Despite the obstruction, the voluntary retirement process will be continued on Monday by beefing up security in the cantonment, said Bhatt, who is leading a secretariat team to carry out the retirement process in the cantonment. Bhatt said 180 checks had been issued before the process was disrupted.

One Nepal Police inspector, who was working as an arms monitor in the cantonment, sustained minor injury in the skirmish between the disqualified combatants and verified combatants. The disqualified combatants were later handed over to police.

“We have been given security assurances by the chief district officer and we are resuming our works from Monday,” said Bhatt, who said that the attackers started vandalism soon after he asked their identity.

“They said nothing to us, nor did they tell us why they attacked our office,” said Bhatt.

The disqualified combatants were released from the cantonments in early January 2010 but they have frequently expressed their dissatisfaction over their “unceremonious” release from the cantonments.

In the meantime, the secretariat for the Special Committee said it completed giving voluntary retirement to 2,053 combatants, with 1,000 on average a day, as of Sunday.

According to Balananda Sharma, convener of the secretariat, the voluntary retirement process is proceeding smoothly in all the cantonments except the one in Surkhet.

Meanwhile, Finance Minister Barshaman Pun said Sunday that the government will soon bring a package to address the demands of the disqualified combatants.

Published on 2012-02-06


YCL men lock Maoist offices in west Nepal


DHANGADI, Feb 6: Members of the Maoist Young Communist League (YCL) on Monday locked the party´s offices in western Nepal for “depriving” them of financial packages on par with PLA personnel as promised by the party leadership back in 2007.

The offices of nine district committees of the Maoist party as well the Tharuwan and Seti-Mahakali state committees have been closed indefinitely.

The disgruntled YCL members have felled a tree across the road just two kilometers from the Maoist Seventh Division at Talband to block vehicular movement and also cut power supply to the cantonment in an attempt to block the voluntary retirement process.

They have announced that they will boycott all party programs, prevent party central committee (CC) members from visiting the western region of the country and seize the vehicles and property of party leaders and PLA commanders.

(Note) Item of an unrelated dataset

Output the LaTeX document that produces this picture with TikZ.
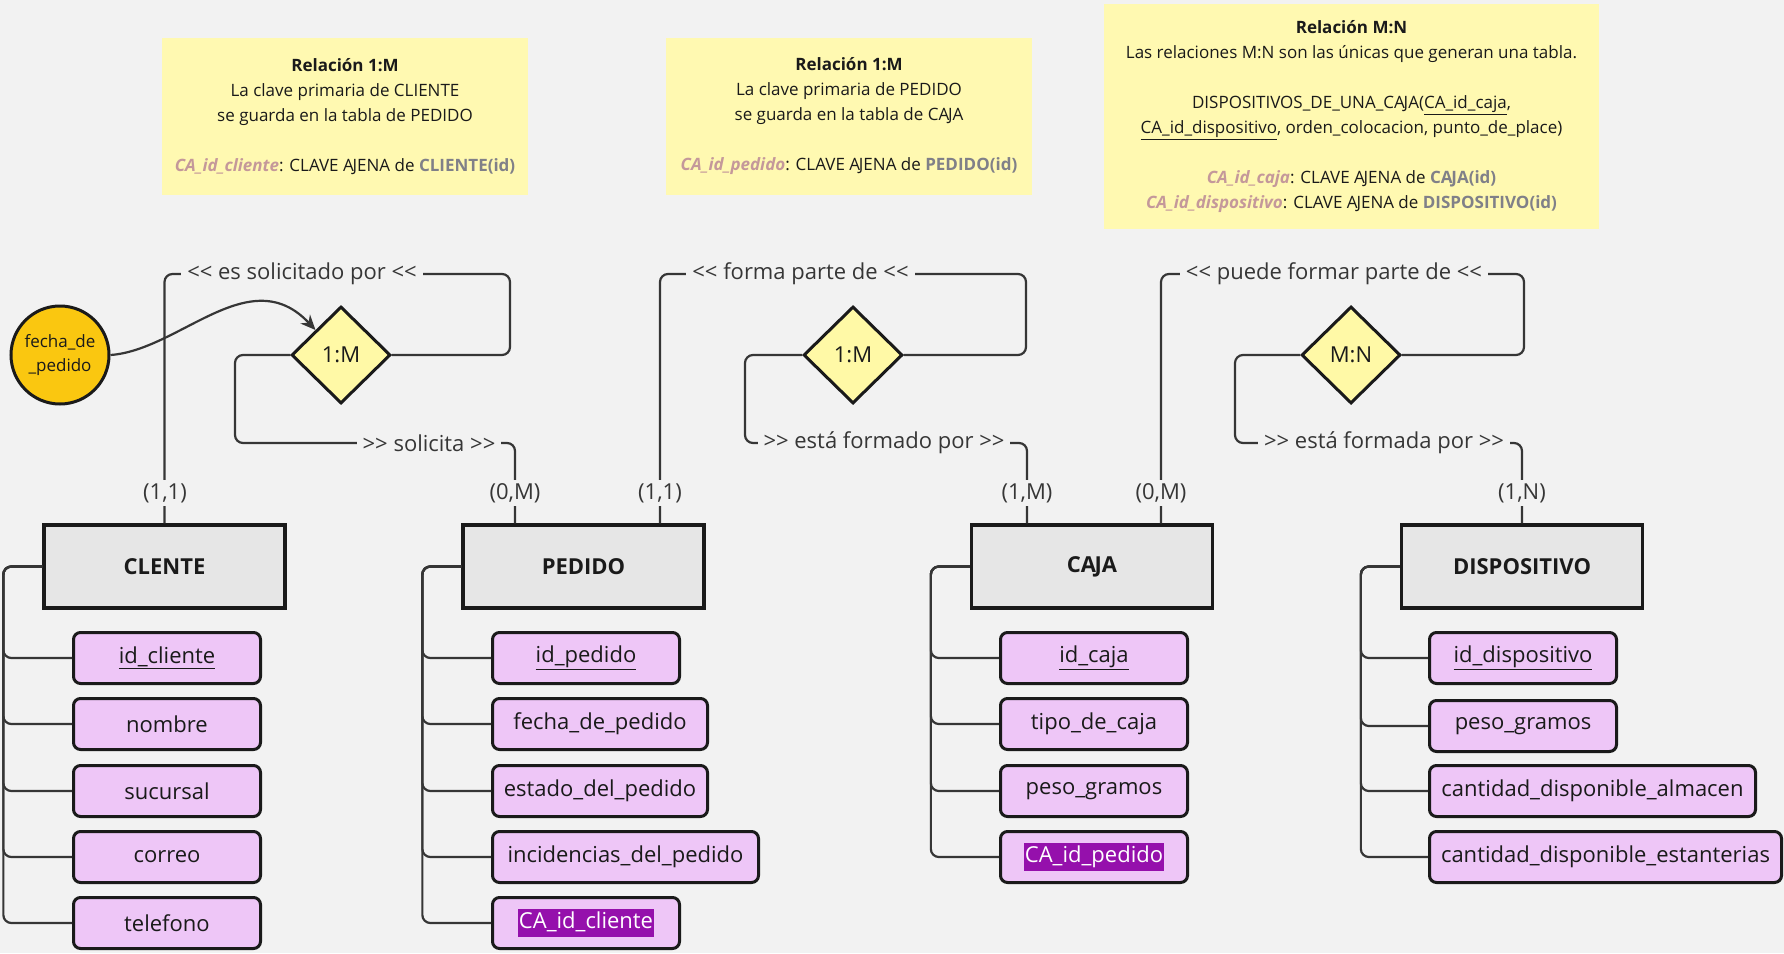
\documentclass[tikz,border=0pt]{standalone}
\usepackage{fontspec}
\setmainfont{Open Sans}[Ligatures=TeXOff]
\usetikzlibrary{shapes.geometric,arrows.meta,calc}

\definecolor{bgcol}{HTML}{F2F2F2}
\definecolor{notecol}{HTML}{FFF9B1}
\definecolor{relcol}{HTML}{FFF9A6}
\definecolor{entcol}{HTML}{E6E6E6}
\definecolor{attrcol}{HTML}{EEC6F7}
\definecolor{hlcol}{HTML}{9510AC}
\definecolor{circcol}{HTML}{FAC710}
\definecolor{linecol}{HTML}{363636}
\definecolor{edgecol}{HTML}{1A1A1A}
\definecolor{fkcol}{HTML}{C4989A}
\definecolor{refcol}{HTML}{808088}

\newcommand\fsz[2]{\fontsize{#1}{#2}\selectfont}
\newcommand\fkey[1]{\textcolor{fkcol}{\bfseries\itshape #1}}
\newcommand\reft[1]{\textcolor{refcol}{\bfseries #1}}
\newcommand\hlt[1]{{\setlength\fboxsep{1pt}\colorbox{hlcol}{\strut\color{white}#1}}}
\newcommand\kAJ{A\kern-0.07em J}

\tikzset{
  entbox/.style={draw=edgecol, line width=3.3pt, fill=entcol, minimum width=241pt,
    minimum height=83pt, font=\fsz{22}{26}\bfseries, text=edgecol},
  attrbox/.style={draw=edgecol, line width=3pt, rounded corners=7pt, fill=attrcol,
    anchor=west, minimum width=#1, minimum height=51pt, inner xsep=3pt,
    font=\fsz{22}{26}, text=edgecol},
  attrbox/.default=187pt,
  relbox/.style={diamond, draw=edgecol, line width=3pt, fill=relcol, minimum width=99pt,
    minimum height=97pt, inner sep=0pt, font=\fsz{22}{26}, text=edgecol},
  notebox/.style={fill=notecol, align=center, font=\fsz{17}{25}, text=edgecol},
  conn/.style={draw=linecol, line width=2.2pt, rounded corners=8pt},
  rlabel/.style={fill=bgcol, text=linecol, inner xsep=6pt, inner ysep=2pt, font=\fsz{22}{26}},
  cardlbl/.style={fill=bgcol, text=linecol, inner xsep=2pt, inner ysep=3pt, font=\fsz{22}{26}},
}

\begin{document}
\begin{tikzpicture}[x=1pt, y=-1pt]
  \fill[bgcol] (0,0) rectangle (1784,953);
  \useasboundingbox (0,0) rectangle (1784,953);

  % notas
  \node[notebox, minimum width=366pt, minimum height=157pt] (nota1) at (345,116.5)
    {\textbf{Relación 1:M}\\ La clave primaria de CLIENTE\\ se guarda en la tabla de PEDIDO\\[25pt]
     \fkey{CA\_id\_cliente}: CLAVE \kAJ ENA de \reft{CLIENTE(id)}};
  \node[notebox, minimum width=366pt, minimum height=157pt] (nota2) at (849,116.5)
    {\textbf{Relación 1:M}\\ La clave primaria de PEDIDO\\ se guarda en la tabla de C\kAJ A\\[25pt]
     \fkey{CA\_id\_pedido}: CLAVE \kAJ ENA de \reft{PEDIDO(id)}};
  \node[notebox, minimum width=495pt, minimum height=225pt] (nota3) at (1351.5,116.5)
    {\textbf{Relación M:N}\\ Las relaciones M:N son las únicas que generan una tabla.\\[25pt]
     DISPOSITIVOS\_DE\_UNA\_C\kAJ A(\underline{CA\_id\_caja},\\
     \underline{CA\_id\_dispositivo}, orden\_colocacion, punto\_de\_place)\\[25pt]
     \fkey{CA\_id\_caja}: CLAVE \kAJ ENA de \reft{C\kAJ A(id)}\\
     \fkey{CA\_id\_dispositivo}: CLAVE \kAJ ENA de \reft{DISPOSITIVO(id)}};

  % entidades
  \node[entbox] (clente) at (164.5,566.5) {CLENTE};
  \node[entbox] (pedido) at (583.5,566.5) {PEDIDO};
  \node[entbox] (caja) at (1092,566.5) {C\kAJ A};
  \node[entbox] (disp) at (1522,566.5) {DISPOSITIVO};

  % relaciones
  \node[relbox] (d1) at (341,355) {1:M};
  \node[relbox] (d2) at (853,355) {1:M};
  \node[relbox] (d3) at (1351,355) {M:N};

  % atributo de la relacion
  \node[circle, draw=edgecol, line width=3pt, fill=circcol, minimum size=98pt, inner sep=0pt,
    align=center, font=\fsz{17}{24}, text=edgecol] (fecha) at (60,355) {fecha\_de\\\_pedido};
  \draw[conn, -{Stealth[length=15pt, width=13pt]}] (fecha.east)
    .. controls (180,350) and (250,260) .. (d1.north west);

  % CLIENTE - PEDIDO
  \draw[conn] (clente.north) |- (510,274) |- (d1.east);
  \node[rlabel] (l1a) at (302,274) {<< es solicitado por <<};
  \node[cardlbl] (c1a) at (165,493) {(1,1)};
  \draw[conn] (d1.west) -| (235,443) -| ($(pedido.north)+(-68.5,0)$);
  \node[rlabel] (l1b) at (429,443) {>> solicita >>};
  \node[cardlbl] (c1b) at (515,493) {(0,M)};

  % PEDIDO - CAJA
  \draw[conn] ($(pedido.north)+(76.5,0)$) |- (1026,274) |- (d2.east);
  \node[rlabel] (l2a) at (800.5,274) {<< forma parte de <<};
  \node[cardlbl] (c2a) at (660,493) {(1,1)};
  \draw[conn] (d2.west) -| (745,443) -| ($(caja.north)+(-65,0)$);
  \node[rlabel] (l2b) at (884,443) {>> está formado por >>};
  \node[cardlbl] (c2b) at (1027,493) {(1,M)};

  % CAJA - DISPOSITIVO
  \draw[conn] ($(caja.north)+(69,0)$) |- (1524,274) |- (d3.east);
  \node[rlabel] (l3a) at (1334,274) {<< puede formar parte de <<};
  \node[cardlbl] (c3a) at (1161,493) {(0,M)};
  \draw[conn] (d3.west) -| (1235,443) -| (disp.north);
  \node[rlabel] (l3b) at (1384,443) {>> está formada por >>};
  \node[cardlbl] (c3b) at (1522,493) {(1,N)};

  % atributos CLIENTE
  \node[attrbox] (cl1) at (72,658) {\underline{id\_cliente}};
  \node[attrbox] (cl2) at (72,724) {nombre};
  \node[attrbox] (cl3) at (72,791) {sucursal};
  \node[attrbox] (cl4) at (72,857) {correo};
  \node[attrbox] (cl5) at (72,923) {telefono};
  \foreach \a in {cl1,cl2,cl3,cl4,cl5}
    \draw[conn] (clente.west) -- ++(-39,0) |- (\a.west);

  % atributos PEDIDO
  \node[attrbox] (pe1) at (491,658) {\underline{id\_pedido}};
  \node[attrbox=215pt] (pe2) at (491,724) {fecha\_de\_pedido};
  \node[attrbox=215pt] (pe3) at (491,791) {estado\_del\_pedido};
  \node[attrbox=266pt] (pe4) at (491,857) {incidencias\_del\_pedido};
  \node[attrbox] (pe5) at (491,923) {\hlt{CA\_id\_cliente}};
  \foreach \a in {pe1,pe2,pe3,pe4,pe5}
    \draw[conn] (pedido.west) -- ++(-39,0) |- (\a.west);

  % atributos CAJA
  \node[attrbox] (ca1) at (999,658) {\underline{id\_caja}};
  \node[attrbox] (ca2) at (999,724) {tipo\_de\_caja};
  \node[attrbox] (ca3) at (999,791) {peso\_gramos};
  \node[attrbox] (ca4) at (999,857) {\hlt{CA\_id\_pedido}};
  \foreach \a in {ca1,ca2,ca3,ca4}
    \draw[conn] (caja.west) -- ++(-39,0) |- (\a.west);

  % atributos DISPOSITIVO
  \node[attrbox] (di1) at (1428,658) {\underline{id\_dispositivo}};
  \node[attrbox] (di2) at (1428,726) {peso\_gramos};
  \node[attrbox=326pt] (di3) at (1428,791) {cantidad\_disponible\_almacen};
  \node[attrbox=352pt] (di4) at (1428,857) {cantidad\_disponible\_estanterias};
  \foreach \a in {di1,di2,di3,di4}
    \draw[conn] (disp.west) -- ++(-39,0) |- (\a.west);
\end{tikzpicture}
\end{document}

Meanwhile, irate YCL members took over the vehicles of party leaders Lilamani Pokharel, Hari Bhakta Kandel and Maheshwar Gahatraj for two hours at Mahendranagar in Kanchanpur, Monday afternoon and released them only later.

Back in 2007, the party had picked out promising members of the PLA and formed the combative YCL in a bid to foment an urban insurrection for state capture.

“Two brigades of PLA personnel were sent out of the cantonments by the party leadership and PLA commanders to ensure the victory of the party during the CA elections,” YCL central committee (CC) member Lalit Thapa said, adding, “The party had promised to treat us on par with those remaining in the cantonments, but it did not [keep its word].”

Thapa claimed that 363 PLA members including himself were taken out of their battalion and made members of the YCL.

“They assured us that it would make no difference even if we didn´t participate in the UNMIN verification process,” he lamented, and said the YCL members were compelled to launch the protest after the party failed to live up to its word.

Just before sending their combatants into the cantonments in 2007, the Maoists had picked out the promising PLA personnel and directed them to work for the YCL with a view to fomenting an urban insurrection for state capture. The Maoists also rounded up local youths from across the country to fill up the cantonments.

Issuing a statement, the protestors have demanded PLA identity cards, rehabilitation for physically disabled YCL members, relief packages on par with the PLA, and integration into the Nepal Army (NA), among other things.

They said they will hold talks with any leader other than PLA chief Nanda Kishor Pun and the coordinator of the Special Committee, which is headed by Prime Minister Baburam Bhattarai. The YCL members have also stated that they will launch an indefinite general strike in western Nepal from February 13.